▶ _DATA BLOCK_:
****************************************

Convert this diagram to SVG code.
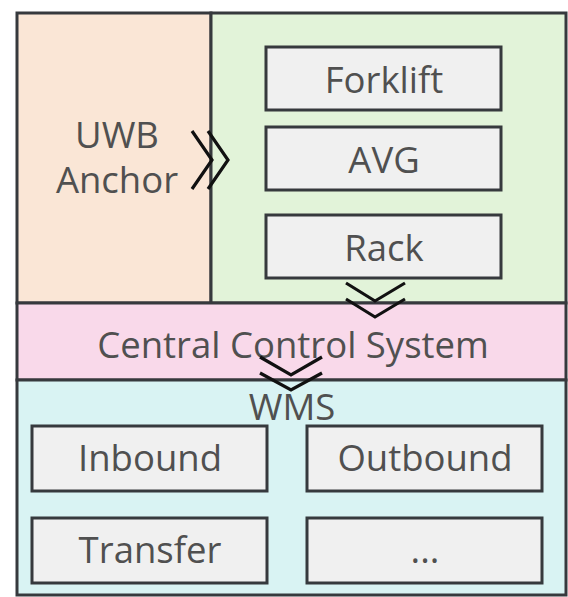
<svg xmlns="http://www.w3.org/2000/svg" width="568" height="597" viewBox="0 0 568 597">
<style>
.panel{stroke:#36393d;stroke-width:3}
.box{fill:#f0f0f0;stroke:#36393d;stroke-width:3}
.t{font-family:"Open Sans","Noto Sans",sans-serif;font-size:36.5px;fill:#505050;text-anchor:middle}
.chev{fill:none;stroke:#111;stroke-width:3.2}
</style>
<rect width="568" height="597" fill="#ffffff"/>
<g id="uwb">
<rect class="panel" x="17" y="13" width="194" height="290" fill="#fae6d6"/>
<text class="t" x="117" y="148">UWB</text>
<text class="t" x="117" y="193">Anchor</text>
</g>
<g id="devices">
<rect class="panel" x="211" y="13" width="355" height="290" fill="#e2f3d9"/>
</g>
<g id="forklift"><rect class="box" x="266" y="47" width="235" height="63"/><text class="t" x="384" y="93">Forklift</text></g>
<g id="avg"><rect class="box" x="266" y="127" width="235" height="63"/><text class="t" x="384" y="173">AVG</text></g>
<g id="rack"><rect class="box" x="266" y="215" width="235" height="63"/><text class="t" x="384" y="261">Rack</text></g>
<g id="ccs">
<rect class="panel" x="17" y="303" width="549" height="77" fill="#f9d9ea"/>
<text class="t" x="293" y="358">Central Control System</text>
</g>
<g id="wms">
<rect class="panel" x="17" y="380" width="549" height="215" fill="#d9f3f3"/>
<text class="t" x="292" y="420">WMS</text>
</g>
<g id="inbound"><rect class="box" x="32" y="426" width="235" height="65"/><text class="t" x="150" y="471">Inbound</text></g>
<g id="outbound"><rect class="box" x="307" y="426" width="235" height="65"/><text class="t" x="425" y="471">Outbound</text></g>
<g id="transfer"><rect class="box" x="32" y="518" width="235" height="65"/><text class="t" x="150" y="563">Transfer</text></g>
<g id="more"><rect class="box" x="307" y="518" width="235" height="65"/><text class="t" x="425" y="563">...</text></g>
<g id="connectors">
<polyline class="chev" points="192,131 212,160 192,189"/>
<polyline class="chev" points="208,131 228,160 208,189"/>
<polyline class="chev" points="346,283 375,301 405,283"/>
<polyline class="chev" points="346,299 375,317 405,299"/>
<polyline class="chev" points="260,357 291,375 322,357"/>
<polyline class="chev" points="260,373 291,390 322,373"/>
</g>
</svg>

****************************************

▶ _REQUEST_: In your copy of the listing above, reproduce each line exactly and omit all pictures.

▶ _SOLUTION TO THIS PROBLEM_:
Convert this diagram to SVG code.
<svg xmlns="http://www.w3.org/2000/svg" width="568" height="597" viewBox="0 0 568 597">
<style>
.panel{stroke:#36393d;stroke-width:3}
.box{fill:#f0f0f0;stroke:#36393d;stroke-width:3}
.t{font-family:"Open Sans","Noto Sans",sans-serif;font-size:36.5px;fill:#505050;text-anchor:middle}
.chev{fill:none;stroke:#111;stroke-width:3.2}
</style>
<rect width="568" height="597" fill="#ffffff"/>
<g id="uwb">
<rect class="panel" x="17" y="13" width="194" height="290" fill="#fae6d6"/>
<text class="t" x="117" y="148">UWB</text>
<text class="t" x="117" y="193">Anchor</text>
</g>
<g id="devices">
<rect class="panel" x="211" y="13" width="355" height="290" fill="#e2f3d9"/>
</g>
<g id="forklift"><rect class="box" x="266" y="47" width="235" height="63"/><text class="t" x="384" y="93">Forklift</text></g>
<g id="avg"><rect class="box" x="266" y="127" width="235" height="63"/><text class="t" x="384" y="173">AVG</text></g>
<g id="rack"><rect class="box" x="266" y="215" width="235" height="63"/><text class="t" x="384" y="261">Rack</text></g>
<g id="ccs">
<rect class="panel" x="17" y="303" width="549" height="77" fill="#f9d9ea"/>
<text class="t" x="293" y="358">Central Control System</text>
</g>
<g id="wms">
<rect class="panel" x="17" y="380" width="549" height="215" fill="#d9f3f3"/>
<text class="t" x="292" y="420">WMS</text>
</g>
<g id="inbound"><rect class="box" x="32" y="426" width="235" height="65"/><text class="t" x="150" y="471">Inbound</text></g>
<g id="outbound"><rect class="box" x="307" y="426" width="235" height="65"/><text class="t" x="425" y="471">Outbound</text></g>
<g id="transfer"><rect class="box" x="32" y="518" width="235" height="65"/><text class="t" x="150" y="563">Transfer</text></g>
<g id="more"><rect class="box" x="307" y="518" width="235" height="65"/><text class="t" x="425" y="563">...</text></g>
<g id="connectors">
<polyline class="chev" points="192,131 212,160 192,189"/>
<polyline class="chev" points="208,131 228,160 208,189"/>
<polyline class="chev" points="346,283 375,301 405,283"/>
<polyline class="chev" points="346,299 375,317 405,299"/>
<polyline class="chev" points="260,357 291,375 322,357"/>
<polyline class="chev" points="260,373 291,390 322,373"/>
</g>
</svg>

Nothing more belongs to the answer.